やる気が出ることを何かをなすことの条件だと帰属錯誤してしまうのとは別に、「やる気がない=ダメ」という構図はどこから来るのだろう。

「やる気がないやつは帰れ」のような、怒らこられ方をされたことはないだろうか?

「やる気がない=ダメ」は教育の場で刷り込まれる機会が多いと思う。

自分が教える立場だとして、明らかにやる気のない態度のやつがいたら気にくわない。

さらには、集中しといないと怪我に繋がることを教える場面だってある。

気にくわない態度や、怪我のリスクの篩に、やる気がない=ダメというレトリックは使われる。

これは、致し方ないことでもあると思う。


思えば、体を動かさずに、脳だけを働かせるなんて事態が起こったのは、サピエンスの歴史で考えると、ほんのわずかなことだ。

やる気は、やっていたら出てくるもの。

だから“とりあえずやり始めてしまうこと” “手をつけてしまうこと”を習慣化させることが肝要だ。

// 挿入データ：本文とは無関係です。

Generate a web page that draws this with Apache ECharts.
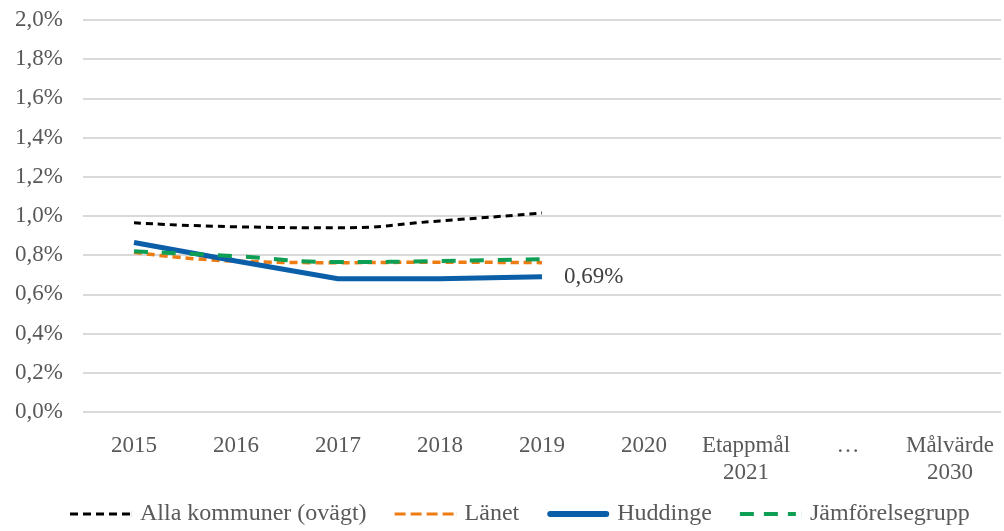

習慣とは、意思の力にたよらなくてもできることである。

やる気の出ている状態は“常態”ではない。

常態で出来ないものは、人生と言う
長期で運用し続けるのは困難だ。

歯を磨くように、お風呂に入るように、それに手をつけよう。


以下おまけ。

やる気は行為とセットとだと、書いてきたわけだけど、単品のやる気もある。

だけどそれは必ずしも、何かをなすことに繋がるとは限らない。

例えば、僕なんかは「ホドロフスキーのDUNE」というドキュメンタリー映画をみて、ホドロフスキーの熱い語りをきくとやる気がわいてくる。



しかし、僕の場合、なにもしないでやる気がでると、やる気が出たことに満足して、なにもせずに終わることが多い。

もちろん、それをきっかけに手を動かす人もいるだろう。

だけど、僕にとって、単品のやる気はアクメみたいなものだ。


ほかにも、やる気については、

行為自体が報酬になるエンドルフィン型
他者承認が報酬になるのドーパミン型

の話や、

“怒り”と“やる気”は同じホルモンの別名で、両方ともノルアドレナリン由来。

だから、成功者にテストステロンが高く怒りっぽい人が多い。

みたいな持ち弾があるけれど、それはまた別の機会がありましたら。

あと、この記事のタイトルは「鬼滅の刃」のイントネーションでお願いします。